We gladly hail the signs that this period of apathy and resistance is coming to a close. The Church which is in the churches is making herself felt, is arising from the dust and arraying herself in her beautiful garments. There is a widespread recognition of the unity of all who believe, together with an increasing desire to magnify the points of agreement and minimize those of divergence. The great conventions for the quickening of spiritual life on both sides of the Atlantic in which believers meet, irrespective of name or sect, are doing an incalculable amount of good in breaking down the old lines of demarcation, and making real our spiritual oneness. The teaching of consecration and cleanliness of heart and life is removing those obstacles that have restrained and drowned the Spirit’s still small voice. The fuller’s soap and the refiner’s fire have been largely resorted to, with the best results. And as believers have become more consistent and devoted, they have grown increasingly sensitive to the indwelling, energy, and co-witness of the Holy Spirit.

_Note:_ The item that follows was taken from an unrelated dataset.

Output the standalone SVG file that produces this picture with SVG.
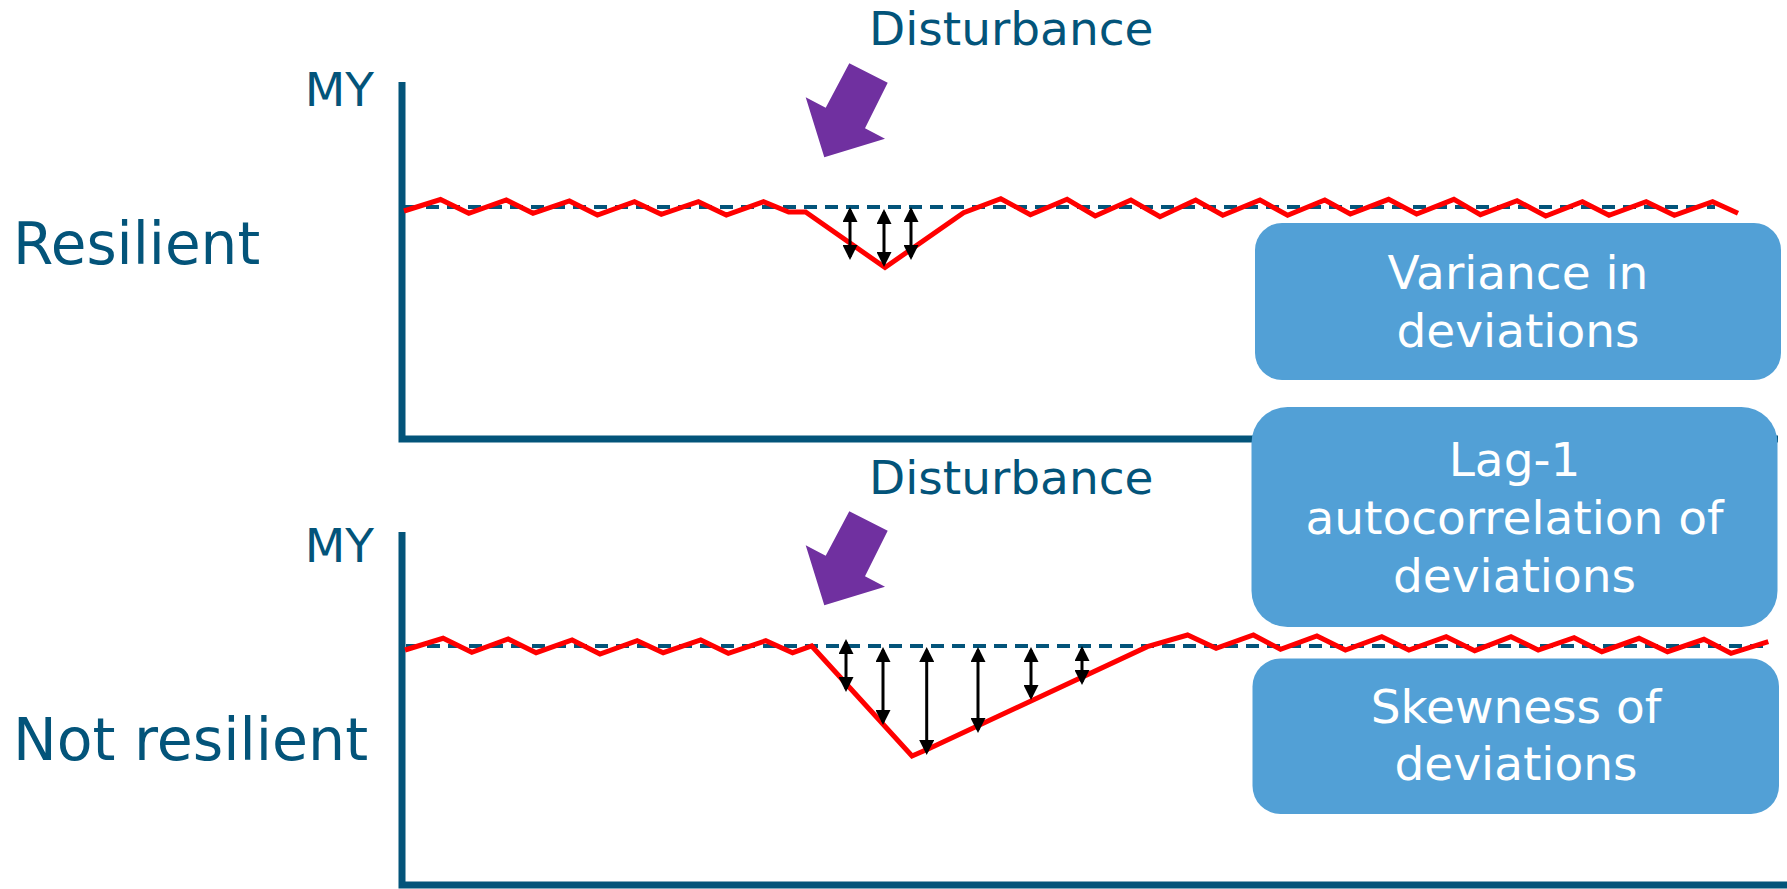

If only this glorious movement is permitted to achieve its full purpose, the effect will be transcendently glorious. The church will become as pliant to the Divine Tenant as the resurrection body of our Lord to the impulse of his divine nature. And so the Lord Jesus will increasingly become the object of human hope, the center around which the concentric circles of human life shall circle. That the Lord Jesus should be thus magnified and glorified through the ministry of the Holy Spirit, and with this end in view, that the hearts and lives of believers should be made more sensitive to and receptive of his blessed energy, this treatise has been prepared; and I add my testimony to the beloved author’s, that in the mouth of two witnesses, every word may be established; and my prayer to his that the yea of the Spirit to the great voice of the gospel may be heard more mightily and persistently amongst us.